Wednesday, March 5, 2014

Napoleon and Hitler were short too



All good things in life, I believe, come in small packages. This theory is all right as far as stars and peanuts are concerned, but what about short people who are so ‘looked down’ upon by the tall stately ones?  I've always envied people who can stick their nose up in the air — my attempts to do so only results in some one asking me if I am suffering from spondilitis! How gracious those tall women look with their hair piled up-  so sophis­ticated-  to the envy of the poor short! I succeed in looking like I'm going for a shower in the community well. If my Angel were to grant me a boon I'd crave for a few inches more- that’s more use­ful than riches!

It is so demoralising to see all my cousins whom I had dangled on my knees grow­ing taller than me. They look indulgently at me when I stand on my toes to bestow maternal kisses.
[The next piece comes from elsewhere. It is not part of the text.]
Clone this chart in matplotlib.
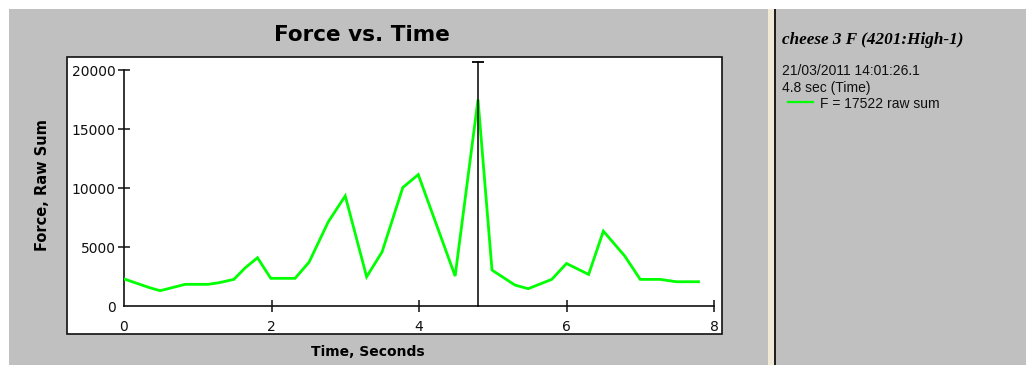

They ask me about the weather down there as if I were an obser­vatory at the foot of a hill. "Don't worry", they often console me, "when you lack in length, you will make up in breadth", as if that helps!
How many avenues are closed to shorties like me! We can only build castles in the air but can never become air hostesses, we end up only as an ‘also ran’ in beauty contests. Where does that leave us? School teachers and linen keepers. Those ‘wanted bride’ columns are also taboo for us, for, the basic qualification is ‘tall’! So we sit like patience on a monument wait­ing for a Prince Charming who needs a stool to get down from his horse to marry us!

'You are lucky to be short' says my friend Sheela talking from somewhere between the clouds. "You can buy any saree you like, whereas I have to wear only mill sarees." Like, it's true! Those, fashion Magazines say 'no big borders, no bold- prints, no geometrical designs - no bright colours', whereas for those tall ones — sky is the limit. They can wear anything and steal, the show. So there we go again in baby blue sarees with forget-me-nots.
Not for us too those 'groovy' elephant pants and flowing maxis unless we wear heels that feel like stilts. My sister writes that she shops for me in the 'Junior' sec­tion of the department stores in Germany.
My husband kept  his keys above the wardrobe. He said  it's to discourage me from reaching it and going through his pockets. Even my sons kept all their col­lection of moths and caterpillars on the top-most shelf of their cupboard.

But every cloud has a silver lining: When short people have some advantages. For one thing, we are believed to be younger than what we are. Then in buses, we need not stand for we can't reach the straps above, so someone takes pity and gives us a seat. In long queues we can look defenceless and jump the line. And best of all, in life we always ‘look up’ which is a more posi­tive thing to do than ‘look down’ like the unfortunate tall ones do!